▸ **What needs to be done**:
Retype only what runs from the beginning of the data through the line with "0.035, 0.035, 0.035];"; please omit the pictures and keep every line exact.
# Start of Collected data
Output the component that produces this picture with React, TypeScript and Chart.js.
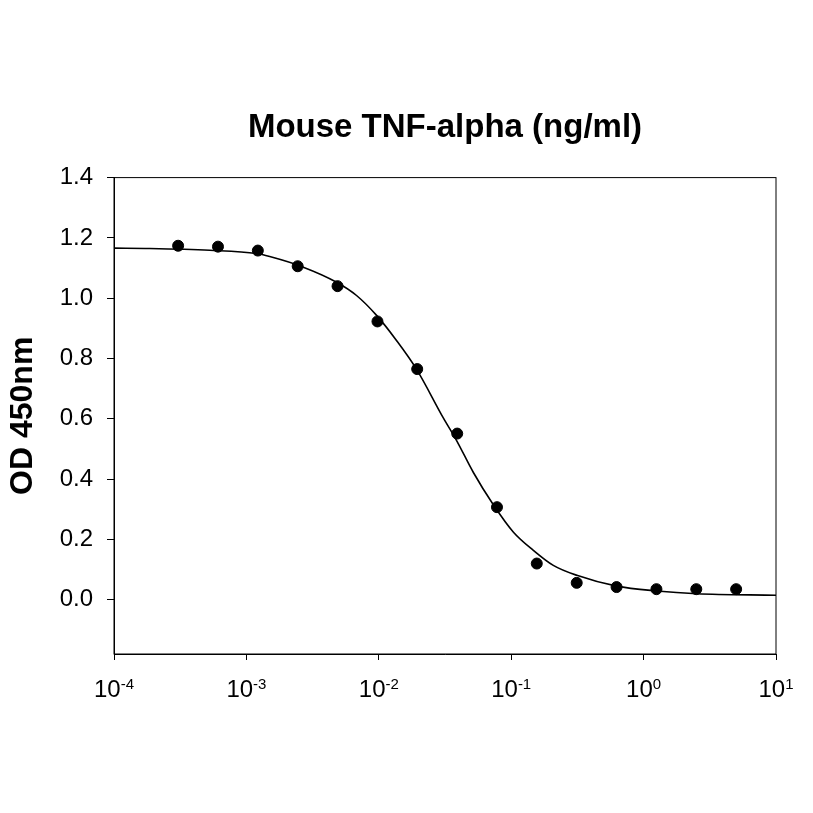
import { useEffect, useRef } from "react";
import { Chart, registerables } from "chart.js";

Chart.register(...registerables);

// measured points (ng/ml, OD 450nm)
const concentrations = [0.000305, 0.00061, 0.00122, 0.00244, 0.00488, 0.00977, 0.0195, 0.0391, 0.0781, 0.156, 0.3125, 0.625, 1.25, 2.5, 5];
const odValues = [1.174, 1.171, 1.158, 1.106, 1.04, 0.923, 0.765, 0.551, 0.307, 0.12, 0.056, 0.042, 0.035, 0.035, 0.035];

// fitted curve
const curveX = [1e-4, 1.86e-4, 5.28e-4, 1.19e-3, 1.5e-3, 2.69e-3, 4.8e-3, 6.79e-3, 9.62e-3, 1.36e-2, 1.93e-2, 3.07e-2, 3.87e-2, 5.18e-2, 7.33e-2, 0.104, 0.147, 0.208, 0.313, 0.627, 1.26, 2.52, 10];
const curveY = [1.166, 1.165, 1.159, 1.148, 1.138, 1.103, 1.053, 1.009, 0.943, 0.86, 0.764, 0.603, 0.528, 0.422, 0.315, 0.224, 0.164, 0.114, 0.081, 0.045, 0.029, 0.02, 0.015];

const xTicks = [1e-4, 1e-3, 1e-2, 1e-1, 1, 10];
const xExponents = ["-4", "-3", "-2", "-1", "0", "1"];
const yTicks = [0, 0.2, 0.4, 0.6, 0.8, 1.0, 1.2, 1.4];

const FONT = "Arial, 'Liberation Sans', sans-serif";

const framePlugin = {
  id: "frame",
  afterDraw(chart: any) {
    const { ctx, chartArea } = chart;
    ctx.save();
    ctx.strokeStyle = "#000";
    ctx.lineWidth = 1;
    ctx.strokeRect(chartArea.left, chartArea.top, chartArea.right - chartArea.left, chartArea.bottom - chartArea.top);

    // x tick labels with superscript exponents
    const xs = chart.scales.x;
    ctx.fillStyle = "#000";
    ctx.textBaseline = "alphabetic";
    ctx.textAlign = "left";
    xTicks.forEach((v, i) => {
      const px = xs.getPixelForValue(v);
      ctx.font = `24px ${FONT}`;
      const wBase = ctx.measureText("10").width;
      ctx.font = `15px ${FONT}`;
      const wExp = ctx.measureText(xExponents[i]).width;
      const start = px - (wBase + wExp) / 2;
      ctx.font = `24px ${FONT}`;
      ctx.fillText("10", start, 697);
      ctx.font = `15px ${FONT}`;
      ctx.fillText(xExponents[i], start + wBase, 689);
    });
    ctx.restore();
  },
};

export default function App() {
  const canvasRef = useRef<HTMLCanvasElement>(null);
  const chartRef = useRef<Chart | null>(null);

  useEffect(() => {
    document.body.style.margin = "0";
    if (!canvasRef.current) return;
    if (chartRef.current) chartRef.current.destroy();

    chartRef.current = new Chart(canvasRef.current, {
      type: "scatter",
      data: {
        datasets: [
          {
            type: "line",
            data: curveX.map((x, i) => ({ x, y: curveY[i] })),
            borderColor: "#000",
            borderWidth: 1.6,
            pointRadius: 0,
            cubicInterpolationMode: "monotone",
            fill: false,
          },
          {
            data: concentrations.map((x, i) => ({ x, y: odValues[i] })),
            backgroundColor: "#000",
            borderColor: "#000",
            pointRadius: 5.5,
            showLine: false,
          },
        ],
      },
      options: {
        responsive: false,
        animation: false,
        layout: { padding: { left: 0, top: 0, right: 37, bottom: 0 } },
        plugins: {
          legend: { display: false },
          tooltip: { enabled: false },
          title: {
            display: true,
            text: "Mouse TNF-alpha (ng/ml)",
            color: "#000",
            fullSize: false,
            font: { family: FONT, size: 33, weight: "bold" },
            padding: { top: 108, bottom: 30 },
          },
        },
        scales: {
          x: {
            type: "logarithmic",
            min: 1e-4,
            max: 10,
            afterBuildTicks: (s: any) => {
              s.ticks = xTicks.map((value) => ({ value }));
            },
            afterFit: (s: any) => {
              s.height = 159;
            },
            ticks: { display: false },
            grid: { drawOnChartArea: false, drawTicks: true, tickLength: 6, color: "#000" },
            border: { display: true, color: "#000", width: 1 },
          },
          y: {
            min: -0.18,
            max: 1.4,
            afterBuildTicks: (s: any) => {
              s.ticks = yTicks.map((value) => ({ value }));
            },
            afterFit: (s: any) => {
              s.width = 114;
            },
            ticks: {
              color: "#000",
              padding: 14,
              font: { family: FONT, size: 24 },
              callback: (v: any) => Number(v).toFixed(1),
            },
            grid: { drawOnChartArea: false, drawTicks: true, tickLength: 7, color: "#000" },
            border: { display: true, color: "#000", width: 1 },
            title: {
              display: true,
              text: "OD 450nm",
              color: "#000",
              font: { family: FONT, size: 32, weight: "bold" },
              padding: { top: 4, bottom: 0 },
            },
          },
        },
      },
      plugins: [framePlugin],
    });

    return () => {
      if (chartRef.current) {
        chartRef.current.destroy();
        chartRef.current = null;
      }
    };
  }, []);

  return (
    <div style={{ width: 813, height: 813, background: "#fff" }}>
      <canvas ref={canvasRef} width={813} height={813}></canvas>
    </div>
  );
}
# End of Collected data
▸ **Task answer**:
Output the component that produces this picture with React, TypeScript and Chart.js.
import { useEffect, useRef } from "react";
import { Chart, registerables } from "chart.js";

Chart.register(...registerables);

// measured points (ng/ml, OD 450nm)
const concentrations = [0.000305, 0.00061, 0.00122, 0.00244, 0.00488, 0.00977, 0.0195, 0.0391, 0.0781, 0.156, 0.3125, 0.625, 1.25, 2.5, 5];
const odValues = [1.174, 1.171, 1.158, 1.106, 1.04, 0.923, 0.765, 0.551, 0.307, 0.12, 0.056, 0.042, 0.035, 0.035, 0.035];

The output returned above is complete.